Institution: Usina da Imaginação

Can participatory filmmaking cultivate empathy among children from different backgrounds?

Participatory filmmaking enables groups that would never encounter each other in “real life” to engage with one another. Such interactions foster open-mindedness and lay the foundation for character strengths. Theater and role playing challenge children to inhabit the body of others who have different experiences from them. This act of imagination is the first step on the road to solidarity with and forgiveness for those who are outside, or even in conflict with the child’s social community.

This project aims to use the practice and art of filmmaking to cultivate empathy and compassion among children from eight vastly different socio-cultural contexts in Brazil that often clash with one another, including:

  • indigenous Guarani people and white farmers
  • a quilombo (runaway slave colony) and the beach town below it
  • rural families of German descent and the urban children of a prosperous nearby town
  • the traditional inhabitants of the Island of Santa Catarina and the new migrants to their land.

Children from one community will imagine and make a film showing how they envision life in another. The children will then come together for two days of unstructured play where they can engage with one another. Films will also be shared with parents, children, and teachers from the various communities involved.

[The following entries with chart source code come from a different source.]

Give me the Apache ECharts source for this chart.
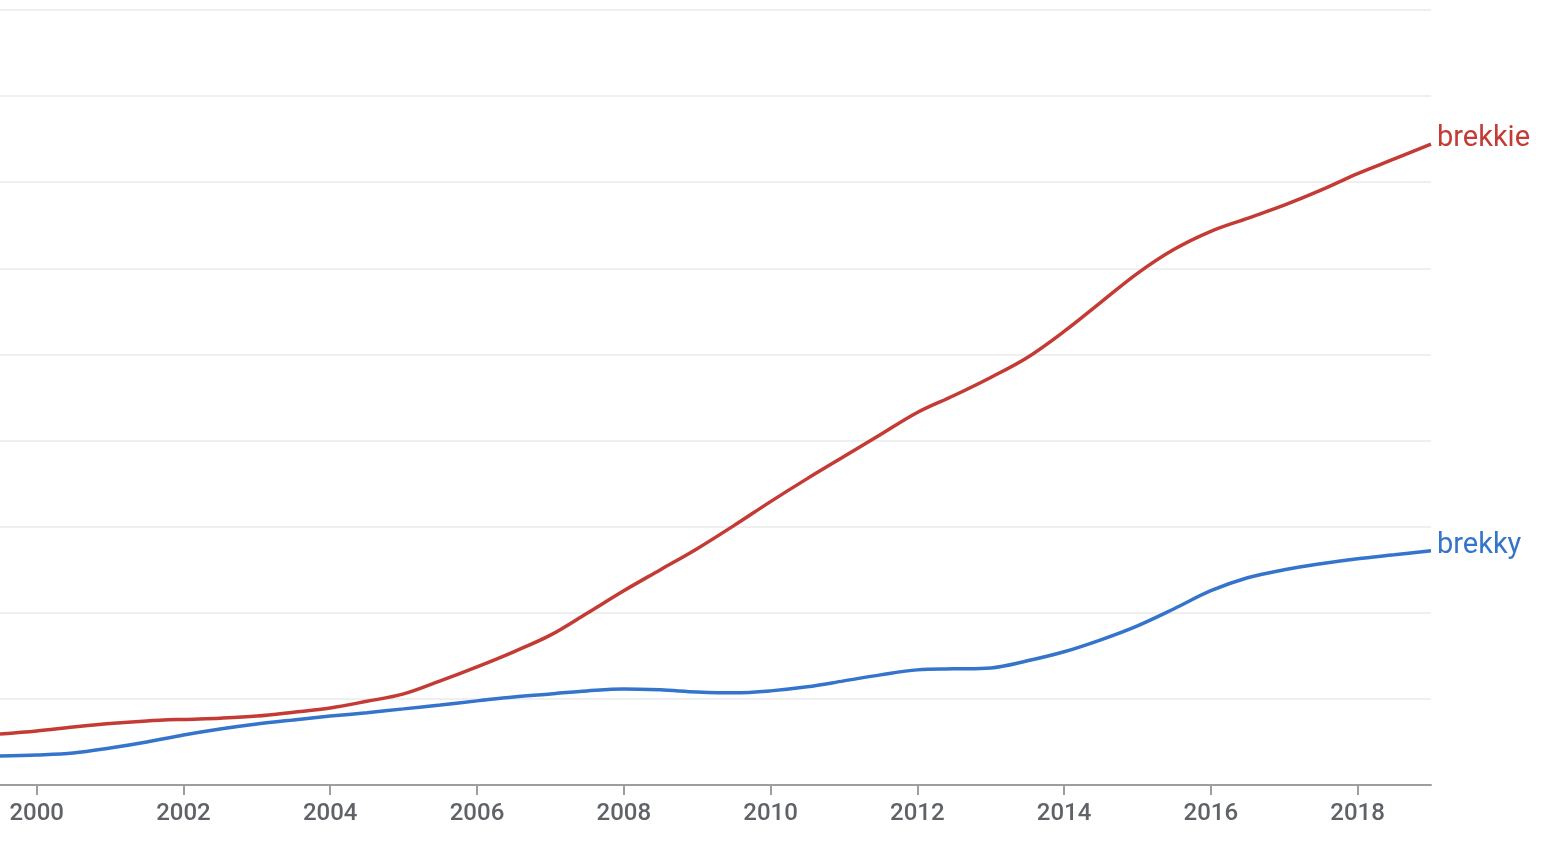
<!DOCTYPE html>
<html>
<head>
<meta charset="utf-8">
<script src="https://cdn.jsdelivr.net/npm/echarts@6/dist/echarts.min.js"></script>
<style>
html,body{margin:0;padding:0;background:#fff;}
#chart{width:1550px;height:858px;}
</style>
</head>
<body>
<div id="chart"></div>
<script>
const years = [1999.5,2000,2000.5,2001,2001.5,2002,2002.5,2003,2003.5,2004,2004.5,2005,2005.5,2006,2006.5,2007,2007.5,2008,2008.5,2009,2009.5,2010,2010.5,2011,2011.5,2012,2012.5,2013,2013.5,2014,2014.5,2015,2015.5,2016,2016.5,2017,2017.5,2018,2018.5,2019];
const brekkie = [0.593,0.628,0.674,0.715,0.744,0.762,0.776,0.800,0.845,0.895,0.972,1.058,1.209,1.372,1.547,1.740,1.995,2.256,2.500,2.744,3.012,3.291,3.558,3.814,4.070,4.326,4.523,4.733,4.965,5.267,5.605,5.942,6.221,6.430,6.581,6.733,6.907,7.100,7.270,7.442];
const brekky = [0.337,0.349,0.372,0.430,0.500,0.581,0.651,0.709,0.756,0.800,0.840,0.884,0.930,0.977,1.023,1.058,1.093,1.116,1.105,1.081,1.070,1.093,1.140,1.209,1.279,1.337,1.349,1.360,1.442,1.547,1.686,1.849,2.047,2.256,2.407,2.500,2.570,2.628,2.674,2.721];
const tickYears = [2000,2002,2004,2006,2008,2010,2012,2014,2016,2018];
const seriesNames = ['brekkie','brekky'];
const colors = ['#c33b34','#3475cb'];

const chart = echarts.init(document.getElementById('chart'), null, {renderer:'canvas'});
function mk(name, vals, color){
  return {
    name: name, type:'line', smooth:0.35, symbol:'none',
    data: years.map((y,i)=>[y, vals[i]]),
    lineStyle:{color:color, width:3.5},
    itemStyle:{color:color},
    endLabel:{show:true, formatter:'{a}', color:color, fontSize:29, fontFamily:'Roboto', distance:6, offset:[0,-5]}
  };
}
chart.setOption({
  animation:false,
  backgroundColor:'#fff',
  grid:{left:0, right:119, top:10, bottom:73, containLabel:false},
  xAxis:{
    type:'value', min:1999.5, max:2019,
    axisLine:{show:true, lineStyle:{color:'#9e9e9e', width:2}},
    axisTick:{show:true, length:10, customValues:tickYears, lineStyle:{color:'#9e9e9e', width:2}},
    axisLabel:{customValues:tickYears, color:'#5f6368', fontSize:24, fontWeight:500, fontFamily:'Roboto', margin:17, formatter:v=>String(v)},
    splitLine:{show:false}
  },
  yAxis:{
    type:'value', min:0, max:9, interval:1,
    axisLine:{show:false}, axisTick:{show:false}, axisLabel:{show:false},
    splitLine:{show:true, lineStyle:{color:'#efefef', width:2}}
  },
  series:[mk(seriesNames[0], brekkie, colors[0]), mk(seriesNames[1], brekky, colors[1])]
});
</script>
</body>
</html>
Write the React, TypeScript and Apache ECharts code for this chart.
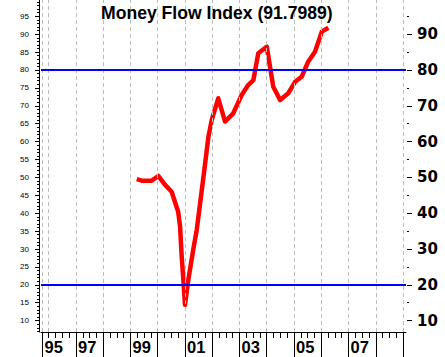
import React, { useEffect, useRef } from "react";
import * as echarts from "echarts";

// Money Flow Index readings (decimal year, value)
const mfiDates = [
  1999.23, 1999.41, 1999.78, 2000.02, 2000.27, 2000.51, 2000.63, 2000.75, 2000.82,
  2000.88, 2000.94, 2001.0, 2001.12, 2001.3, 2001.43, 2001.71, 2001.86, 2001.98,
  2002.22, 2002.47, 2002.77, 2003.08, 2003.32, 2003.51, 2003.69, 2004.0, 2004.24,
  2004.49, 2004.79, 2005.04, 2005.28, 2005.52, 2005.77, 2006.02, 2006.26,
];
const mfiValues = [
  49.5, 49.1, 49.1, 50.4, 47.9, 46.0, 43.2, 40.4, 36.2,
  27.8, 21.3, 14.4, 21.3, 29.7, 35.3, 52.1, 61.4, 66.0,
  72.1, 65.6, 67.9, 73.0, 75.8, 77.2, 84.7, 86.5, 75.3,
  71.6, 73.5, 76.7, 78.1, 82.3, 85.1, 90.7, 91.8,
];

const levelLines = [20, 80];

const xMin = 1995.716;
const xMax = 2009.11;
const yMin = 6.82;
const yMax = 99.55;

const yearLabels = [1995.77, 1997, 1999, 2001, 2003, 2005, 2007];
const yearTicks = [1995.77, 1997, 1998, 1999, 2000, 2001, 2002, 2003, 2004, 2005, 2006, 2007, 2008, 2009];
const gridYears = [1995.77, 1996, 1997, 1998, 1999, 2000, 2001, 2002, 2003, 2004, 2005, 2006, 2007, 2008, 2009];
const leftLabels = [10, 15, 20, 25, 30, 35, 40, 45, 50, 55, 60, 65, 70, 75, 80, 85, 90, 95];
const rightLabels = [10, 20, 30, 40, 50, 60, 70, 80, 90];
const rightMinorTicks = [15, 25, 35, 45, 55, 65, 75, 85, 95];

const quarterTicks: number[] = [];
for (let y = 1996; y <= 2009; y++) {
  [0, 0.25, 0.5, 0.75].forEach((q) => {
    const v = y + q;
    if (v > xMin && v < xMax && !yearTicks.includes(v)) quarterTicks.push(v);
  });
}
const leftMinorTicks: number[] = [];
for (let v = 7; v <= 99; v++) leftMinorTicks.push(v);

export default function App() {
  const ref = useRef<HTMLDivElement>(null);
  useEffect(() => {
    if (!ref.current) return;
    const chart = echarts.init(ref.current, null, { renderer: "svg" });
    const black = "#000";
    const option: any = {
      animation: false,
      backgroundColor: "#fff",
      title: {
        text: "Money Flow Index (91.7989)",
        left: 101,
        top: 4,
        padding: 0,
        textStyle: { fontFamily: "Liberation Sans", fontWeight: "bold", fontSize: 17.6, color: black },
      },
      grid: { left: 41, right: 39, top: 0, bottom: 25, containLabel: false },
      xAxis: [
        {
          type: "value",
          min: xMin,
          max: xMax,
          position: "bottom",
          axisLine: { show: true, onZero: false, lineStyle: { color: black, width: 1 } },
          axisTick: { show: true, customValues: yearTicks, length: 25, lineStyle: { color: black } },
          axisLabel: {
            show: true,
            customValues: yearLabels,
            formatter: (v: number) => String(Math.floor(v) % 100).padStart(2, "0"),
            align: "left",
            verticalAlign: "middle",
            margin: 15,
            padding: [0, 0, 0, 2],
            fontFamily: "Liberation Sans",
            fontWeight: "bold",
            fontSize: 16.5,
            color: black,
          },
          splitLine: { show: false },
        },
        {
          type: "value",
          min: xMin,
          max: xMax,
          position: "bottom",
          axisLine: { show: false, onZero: false },
          axisTick: { show: true, customValues: quarterTicks, length: 6, lineStyle: { color: black } },
          axisLabel: { show: false },
          splitLine: { show: false },
        },
      ],
      yAxis: [
        {
          type: "value",
          min: yMin,
          max: yMax,
          position: "left",
          offset: 2,
          axisLine: { show: true, lineStyle: { color: black } },
          axisTick: { show: true, customValues: leftLabels, length: 4, lineStyle: { color: black } },
          axisLabel: {
            show: true,
            customValues: leftLabels,
            margin: 10,
            fontFamily: "Liberation Sans",
            fontSize: 8,
            color: black,
          },
          splitLine: { show: false },
        },
        {
          type: "value",
          min: yMin,
          max: yMax,
          position: "left",
          offset: 2,
          axisLine: { show: false },
          axisTick: { show: true, customValues: leftMinorTicks, length: 2, lineStyle: { color: black } },
          axisLabel: { show: false },
          splitLine: { show: false },
        },
        {
          type: "value",
          min: yMin,
          max: yMax,
          position: "right",
          offset: 1,
          axisLine: { show: false },
          axisTick: { show: true, customValues: rightLabels, length: 5, lineStyle: { color: black } },
          axisLabel: {
            show: true,
            customValues: rightLabels,
            margin: 10,
            fontFamily: "DejaVu Sans",
            fontWeight: "bold",
            fontSize: 15,
            color: black,
          },
          splitLine: { show: false },
        },
        {
          type: "value",
          min: yMin,
          max: yMax,
          position: "right",
          offset: 1,
          axisLine: { show: false },
          axisTick: { show: true, customValues: rightMinorTicks, length: 2, lineStyle: { color: black } },
          axisLabel: { show: false },
          splitLine: { show: false },
        },
      ],
      series: [
        {
          type: "line",
          data: [],
          z: 1,
          silent: true,
          markLine: {
            silent: true,
            symbol: ["none", "none"],
            label: { show: false },
            emphasis: { disabled: true },
            lineStyle: { color: "#bdbdbd", type: [4, 3], width: 1 },
            data: gridYears.map((v) => ({ xAxis: v })),
          },
        },
        {
          type: "line",
          data: [],
          z: 2,
          silent: true,
          markLine: {
            silent: true,
            symbol: ["none", "none"],
            label: { show: false },
            emphasis: { disabled: true },
            lineStyle: { color: "#0000ff", type: "solid", width: 2 },
            data: levelLines.map((v) => ({ yAxis: v })),
          },
        },
        {
          type: "line",
          z: 3,
          data: mfiDates.map((d, i) => [d, mfiValues[i]]),
          showSymbol: false,
          symbol: "none",
          lineStyle: { color: "#ff0000", width: 4.5, join: "round" },
          emphasis: { disabled: true },
        },
      ],
    };
    chart.setOption(option);
    return () => chart.dispose();
  }, []);
  return (
    <div
      ref={ref}
      style={{ position: "fixed", left: 0, top: 0, width: 445, height: 357, background: "#fff" }}
    />
  );
}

Interviews with participants from a previous experiment suggest that filmmaking can help children develop and express character strengths like empathy, solidarity, curiosity, creativity, willpower, and dedication. This project aims to prove this hypothesis. Using a mixed methods evaluation, the team will investigate the extent to which children express and demonstrate increased empathy as a result of participation in the project. A total of 80 children will participate, and evaluation will include pre- and post-measures of empathy drawn from established scales, as well as anthropological methods and narrative analysis.